An entry for a very loud Thanksgiving morning... I thought it would be quiet here just once, but nooo.....

I'm developing a serious hatred for Kula. The predominant sound here from dusk 'til dawn is gas-powered garden tools, with the occasional jack hammer thrown in for variety. On half a dozen occasions in the last month alone it's been loud enough to wake me up with my teeth clenched and my shoulders in my ears. Once it was the owner of our own house trimming our hedges, throwing off large chips of wood to strike the window above my head at random intervals. The neighbors aren't but a few feet further and between them all they keep the noise pollution schedule overbooked. One neighbor trims his entire lawn with a gas powered weed whacker (not a lawn mower) and I'd swear yesterday he was at it for nearly five hours, maybe ten yards from the window of the room I was trying to work in, trying by unfortunate coincidence to integrate 3d sound into my Megacorp project, trying to hear the subtle nuances to figure out whether it's tracking movement properly. I ended up going to bed at 5:30am because the quiet time at night was so precious. I ended up waking up a few short hours later and rolling around in bed the rest of the morning because the noise had moved from the office side neighbor yesterday to my bedroom side neighbor this morning. They're following me. They are evil. Why the hell does everybody here use gas powered tools? Nobody in this neighborhood has a yard larger than the reach of a cheap extension cord.

People suck. Humans are idiots. I think it's just that simple.


When Jaffo first discovered my journal, he concluded from the recent entries at the time that I'm a misogynist.

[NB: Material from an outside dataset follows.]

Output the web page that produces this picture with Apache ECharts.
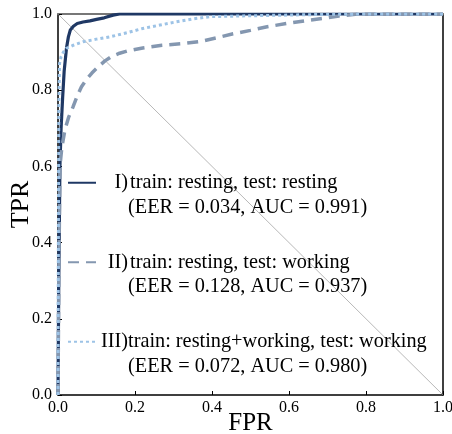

Nothing's further from the truth -- I don't hate women, I just hate feminists. I hate them for the same reason I hate most 'ists--they begin with a set of emotionally mandated axioms which they hold above question.


Garrett* and I were discussing the other day the idea of making a movie where the person who is "obviously" evil at the beginning you realize by the end is actually the good guy, and vice versa. It would be easy to do with a Randian theme, with some emotionally empathetic socialist crusader as the audience favored hero from the start, and an evil capitalist villain viewed from afar, all the usual implications and assumptions encouraged... And then as the movie progresses, you start getting closer and closer to the "villain's" life, until by the end you are watching it from his point of view and realize that he's actually the good guy, that it's the other guy who's ultimately (though perhaps not entirely knowingly) been causing all of the grief and tragedy. We couldn't think of any movies that have done that. Can you?

And then by pure coincidence we saw it that night, except I can't tell whether they did it on purpose. Tell me, who are the good guys and who are the bad guys in The 6th Day?